RECORD SET =>

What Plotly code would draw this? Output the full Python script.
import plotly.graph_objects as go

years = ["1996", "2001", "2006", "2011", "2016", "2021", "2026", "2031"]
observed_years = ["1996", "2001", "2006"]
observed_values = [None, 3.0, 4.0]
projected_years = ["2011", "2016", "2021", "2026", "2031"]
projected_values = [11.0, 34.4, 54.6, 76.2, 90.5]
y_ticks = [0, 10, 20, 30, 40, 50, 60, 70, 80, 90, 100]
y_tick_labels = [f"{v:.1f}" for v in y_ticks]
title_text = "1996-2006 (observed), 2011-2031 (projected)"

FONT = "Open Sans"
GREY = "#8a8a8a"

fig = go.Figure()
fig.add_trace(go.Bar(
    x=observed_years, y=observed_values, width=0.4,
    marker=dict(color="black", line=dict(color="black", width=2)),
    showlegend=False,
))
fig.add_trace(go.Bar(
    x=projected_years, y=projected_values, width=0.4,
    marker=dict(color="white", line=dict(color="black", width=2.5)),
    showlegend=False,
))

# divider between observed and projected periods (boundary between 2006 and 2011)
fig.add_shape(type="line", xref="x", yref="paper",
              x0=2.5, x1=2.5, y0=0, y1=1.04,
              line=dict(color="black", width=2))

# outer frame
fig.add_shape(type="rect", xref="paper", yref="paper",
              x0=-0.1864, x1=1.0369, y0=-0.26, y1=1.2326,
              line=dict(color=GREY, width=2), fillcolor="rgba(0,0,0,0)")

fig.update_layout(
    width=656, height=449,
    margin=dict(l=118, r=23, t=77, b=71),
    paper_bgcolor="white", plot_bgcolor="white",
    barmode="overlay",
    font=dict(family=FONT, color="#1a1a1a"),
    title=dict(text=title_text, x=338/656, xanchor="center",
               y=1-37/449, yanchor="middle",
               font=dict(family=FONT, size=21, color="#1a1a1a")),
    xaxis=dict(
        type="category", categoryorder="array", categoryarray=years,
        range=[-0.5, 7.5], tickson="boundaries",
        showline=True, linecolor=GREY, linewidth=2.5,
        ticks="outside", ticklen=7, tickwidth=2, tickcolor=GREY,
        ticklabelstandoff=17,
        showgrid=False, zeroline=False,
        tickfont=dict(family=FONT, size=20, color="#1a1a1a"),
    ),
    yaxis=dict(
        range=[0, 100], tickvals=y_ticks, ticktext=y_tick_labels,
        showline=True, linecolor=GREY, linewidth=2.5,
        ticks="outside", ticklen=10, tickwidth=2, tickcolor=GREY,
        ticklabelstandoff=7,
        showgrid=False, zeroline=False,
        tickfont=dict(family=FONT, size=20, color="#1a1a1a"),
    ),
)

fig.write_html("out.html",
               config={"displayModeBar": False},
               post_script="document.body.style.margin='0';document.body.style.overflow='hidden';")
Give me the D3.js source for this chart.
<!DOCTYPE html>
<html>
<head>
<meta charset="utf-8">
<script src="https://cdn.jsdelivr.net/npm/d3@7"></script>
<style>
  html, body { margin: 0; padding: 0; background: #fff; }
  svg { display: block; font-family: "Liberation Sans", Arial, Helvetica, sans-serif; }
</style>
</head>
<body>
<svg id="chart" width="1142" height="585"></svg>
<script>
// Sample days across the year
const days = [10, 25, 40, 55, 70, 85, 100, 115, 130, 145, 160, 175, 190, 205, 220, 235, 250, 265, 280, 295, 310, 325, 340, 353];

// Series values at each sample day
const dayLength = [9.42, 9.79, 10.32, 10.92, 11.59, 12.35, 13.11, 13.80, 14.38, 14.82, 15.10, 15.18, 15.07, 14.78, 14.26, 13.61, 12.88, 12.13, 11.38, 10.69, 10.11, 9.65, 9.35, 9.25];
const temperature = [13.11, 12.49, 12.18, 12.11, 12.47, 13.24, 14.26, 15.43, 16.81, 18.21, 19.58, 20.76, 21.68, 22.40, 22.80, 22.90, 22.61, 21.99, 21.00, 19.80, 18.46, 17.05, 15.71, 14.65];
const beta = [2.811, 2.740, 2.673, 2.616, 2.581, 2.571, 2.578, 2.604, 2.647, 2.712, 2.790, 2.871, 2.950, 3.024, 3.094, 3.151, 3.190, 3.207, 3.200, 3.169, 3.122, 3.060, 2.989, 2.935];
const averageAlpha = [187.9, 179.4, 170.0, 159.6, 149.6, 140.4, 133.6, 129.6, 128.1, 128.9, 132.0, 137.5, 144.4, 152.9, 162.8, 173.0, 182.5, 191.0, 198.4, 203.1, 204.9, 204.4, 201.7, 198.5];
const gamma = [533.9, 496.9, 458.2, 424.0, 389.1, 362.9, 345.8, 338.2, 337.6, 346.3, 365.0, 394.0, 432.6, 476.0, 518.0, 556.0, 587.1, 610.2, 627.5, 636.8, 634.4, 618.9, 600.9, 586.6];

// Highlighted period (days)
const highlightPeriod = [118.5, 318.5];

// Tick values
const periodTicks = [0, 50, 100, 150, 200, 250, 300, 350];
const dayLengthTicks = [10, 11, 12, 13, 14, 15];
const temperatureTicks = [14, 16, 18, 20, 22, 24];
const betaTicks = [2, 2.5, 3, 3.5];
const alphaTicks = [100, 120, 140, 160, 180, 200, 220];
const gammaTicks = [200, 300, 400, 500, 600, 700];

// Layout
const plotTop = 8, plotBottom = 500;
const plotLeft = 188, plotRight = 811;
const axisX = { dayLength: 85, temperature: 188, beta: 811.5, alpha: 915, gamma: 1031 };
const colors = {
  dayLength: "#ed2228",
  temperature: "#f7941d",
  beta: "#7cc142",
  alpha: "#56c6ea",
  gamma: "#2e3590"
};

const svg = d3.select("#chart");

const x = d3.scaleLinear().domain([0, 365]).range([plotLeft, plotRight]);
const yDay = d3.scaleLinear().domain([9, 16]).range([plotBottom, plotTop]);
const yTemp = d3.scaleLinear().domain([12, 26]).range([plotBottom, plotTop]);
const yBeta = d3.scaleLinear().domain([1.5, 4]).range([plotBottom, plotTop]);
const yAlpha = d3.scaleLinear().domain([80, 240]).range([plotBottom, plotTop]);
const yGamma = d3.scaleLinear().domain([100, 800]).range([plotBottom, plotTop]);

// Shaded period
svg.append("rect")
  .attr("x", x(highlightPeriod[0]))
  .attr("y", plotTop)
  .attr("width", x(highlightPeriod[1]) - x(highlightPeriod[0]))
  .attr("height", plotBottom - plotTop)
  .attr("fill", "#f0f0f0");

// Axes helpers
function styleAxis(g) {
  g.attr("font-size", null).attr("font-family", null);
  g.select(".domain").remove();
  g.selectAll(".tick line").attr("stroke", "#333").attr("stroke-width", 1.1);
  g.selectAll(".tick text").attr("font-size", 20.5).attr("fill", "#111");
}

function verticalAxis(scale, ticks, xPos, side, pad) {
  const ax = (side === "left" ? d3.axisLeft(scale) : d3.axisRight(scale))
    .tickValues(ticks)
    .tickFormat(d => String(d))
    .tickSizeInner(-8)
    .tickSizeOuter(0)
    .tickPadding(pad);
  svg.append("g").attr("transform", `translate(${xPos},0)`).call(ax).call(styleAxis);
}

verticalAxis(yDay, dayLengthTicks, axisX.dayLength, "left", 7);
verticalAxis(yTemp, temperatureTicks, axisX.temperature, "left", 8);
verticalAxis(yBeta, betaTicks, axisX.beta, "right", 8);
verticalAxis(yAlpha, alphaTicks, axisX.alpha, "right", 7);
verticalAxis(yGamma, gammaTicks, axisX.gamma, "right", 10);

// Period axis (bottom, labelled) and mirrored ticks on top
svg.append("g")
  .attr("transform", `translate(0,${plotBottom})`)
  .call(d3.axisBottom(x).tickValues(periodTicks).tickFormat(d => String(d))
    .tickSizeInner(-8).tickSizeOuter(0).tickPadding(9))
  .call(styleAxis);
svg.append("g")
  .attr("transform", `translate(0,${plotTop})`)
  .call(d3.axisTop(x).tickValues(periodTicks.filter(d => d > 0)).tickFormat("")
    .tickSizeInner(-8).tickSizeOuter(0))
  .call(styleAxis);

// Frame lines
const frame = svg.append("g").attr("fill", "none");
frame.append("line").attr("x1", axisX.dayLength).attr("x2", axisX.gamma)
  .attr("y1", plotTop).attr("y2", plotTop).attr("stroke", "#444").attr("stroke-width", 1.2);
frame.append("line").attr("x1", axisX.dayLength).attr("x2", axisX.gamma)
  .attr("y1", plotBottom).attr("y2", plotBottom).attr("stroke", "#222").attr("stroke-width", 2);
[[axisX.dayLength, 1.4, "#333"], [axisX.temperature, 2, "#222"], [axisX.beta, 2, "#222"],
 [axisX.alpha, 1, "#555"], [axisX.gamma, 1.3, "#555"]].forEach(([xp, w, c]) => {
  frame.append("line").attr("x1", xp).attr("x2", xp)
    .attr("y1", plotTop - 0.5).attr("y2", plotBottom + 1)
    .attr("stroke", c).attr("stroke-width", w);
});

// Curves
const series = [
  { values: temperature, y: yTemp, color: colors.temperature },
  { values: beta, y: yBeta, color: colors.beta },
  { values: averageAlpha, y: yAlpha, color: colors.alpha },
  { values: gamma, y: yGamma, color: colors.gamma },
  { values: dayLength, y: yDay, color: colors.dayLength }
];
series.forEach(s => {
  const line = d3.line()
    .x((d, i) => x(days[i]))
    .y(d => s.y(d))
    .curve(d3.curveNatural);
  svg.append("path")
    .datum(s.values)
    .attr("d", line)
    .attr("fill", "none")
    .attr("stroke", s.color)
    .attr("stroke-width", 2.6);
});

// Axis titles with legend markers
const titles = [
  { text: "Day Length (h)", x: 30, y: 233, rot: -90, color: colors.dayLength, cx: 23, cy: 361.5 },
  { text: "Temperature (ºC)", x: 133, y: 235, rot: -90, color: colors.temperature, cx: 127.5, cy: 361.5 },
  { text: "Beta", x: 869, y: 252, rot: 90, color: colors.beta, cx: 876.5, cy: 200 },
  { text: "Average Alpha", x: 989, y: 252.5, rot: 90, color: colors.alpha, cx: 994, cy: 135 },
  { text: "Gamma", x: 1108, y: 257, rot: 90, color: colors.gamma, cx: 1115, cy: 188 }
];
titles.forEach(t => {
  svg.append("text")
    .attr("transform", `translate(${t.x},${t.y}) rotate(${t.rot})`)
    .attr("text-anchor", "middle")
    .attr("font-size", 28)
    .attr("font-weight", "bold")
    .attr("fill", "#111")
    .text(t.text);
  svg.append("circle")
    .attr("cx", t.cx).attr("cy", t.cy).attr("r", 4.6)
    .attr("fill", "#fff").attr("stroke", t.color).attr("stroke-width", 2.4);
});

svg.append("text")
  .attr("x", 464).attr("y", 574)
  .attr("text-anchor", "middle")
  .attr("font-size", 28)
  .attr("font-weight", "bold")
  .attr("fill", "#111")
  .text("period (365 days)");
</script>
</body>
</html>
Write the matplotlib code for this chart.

OBJECTIVE => Lines from the top of the entries through the line with "import plotly.graph_objects as go" are to be transcribed exactly, and nothing more.

RESULT FOR THIS TASK =>
What Plotly code would draw this? Output the full Python script.
import plotly.graph_objects as go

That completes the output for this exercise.